The numbers tell a blunt story. Renting a three-bedroom house in Norwood will cost you roughly $620 a week. Buying that same house will likely require a $900,000 purchase price, a $180,000 deposit, and mortgage repayments north of $1,100 a week at current interest rates. For many Adelaide workers, the arithmetic simply does not add up — and a strategy once considered niche is starting to look like common sense.
Rent-vesting — renting your primary residence while purchasing an investment property in a more affordable location — has been quietly gaining traction in South Australia as the state's median house price held at approximately $720,000 through the first half of 2026. The strategy turns conventional wisdom on its head: forget the great Australian dream of owning the roof over your head first, and build equity somewhere cheaper while keeping your lifestyle intact.
The timing matters because Adelaide's affordability advantage over Sydney and Melbourne is eroding. CoreLogic data from June 2026 shows Adelaide values have grown around 11 per cent over the past 12 months, outpacing wages growth by a significant margin. At the same time, the Reserve Bank's cash rate, which peaked at 4.35 per cent in late 2023, has only partially unwound, keeping borrowing costs elevated. First-home buyers who missed the 2021 window are now watching the goalposts move further away.
Where Adelaide Rent-Vestors Are Actually Buying
The practical version of this strategy in Adelaide looks something like this: a couple rents a $550-a-week apartment on King William Road in Hyde Park, close to the city and the lifestyle they want, while purchasing a $480,000 house in Elizabeth or Smithfield Plains in the northern corridor — suburbs where yields of 5.5 to 6 per cent are still achievable. The tenant effectively subsidises their mortgage through rental income, and the investor retains the flexibility to move when circumstances change.
Mortgage brokers and buyers' agents operating in South Australia have pointed to the northern suburbs — particularly the Playford Council area, which includes suburbs stretching up the Main North Road corridor through Elizabeth Vale and Andrews Farm — as the primary target zone for rent-vestors right now. Median prices in parts of that corridor remain under $500,000, and rental vacancy rates across metropolitan Adelaide sat at just 0.6 per cent in May 2026, according to the Real Estate Institute of South Australia. Tight vacancy keeps yields healthy and reduces the risk of extended periods without a tenant.
The federal government's Help to Buy shared equity scheme, which became operational in South Australia in late 2025, complicates the calculation slightly. Under the program, eligible buyers can access properties with a deposit as low as two per cent, with the National Housing Finance and Investment Corporation co-owning up to 40 per cent of the property. But income caps — $90,000 for singles, $120,000 for couples — exclude a large chunk of the dual-income households most likely to consider rent-vesting in the first place. For that cohort, the independent investor route remains the only lever available.

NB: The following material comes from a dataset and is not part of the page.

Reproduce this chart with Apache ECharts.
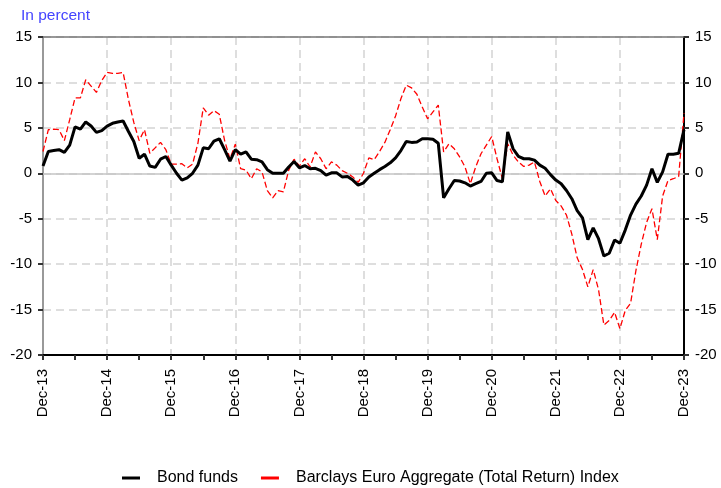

The Tax Equation and What to Watch
Negative gearing still applies to investment properties held in the traditional manner, meaning losses on the investment can be offset against other income. That remains a meaningful consideration for Adelaide rent-vestors buying in the north or northeast corridors, where rental income often covers most but not all holding costs in the early years. An accountant familiar with South Australian stamp duty rules — which exempt owner-occupier first-home buyers on purchases under $650,000 but apply in full to investment purchases — needs to be part of the conversation before contracts are signed.
The practical starting point for anyone seriously considering this approach is a dual appointment: a mortgage broker to establish genuine borrowing capacity under investor lending rules, which typically require a 10 to 20 per cent deposit rather than the five per cent available to owner-occupiers, and a property manager active in the target suburb to verify realistic rental returns. The Real Estate Institute of South Australia's website publishes quarterly suburb-level rental data that provides a credible independent benchmark. Decisions made on optimistic assumptions about yield or capital growth tend not to survive contact with a vacancy period or an interest rate that does not fall as fast as hoped.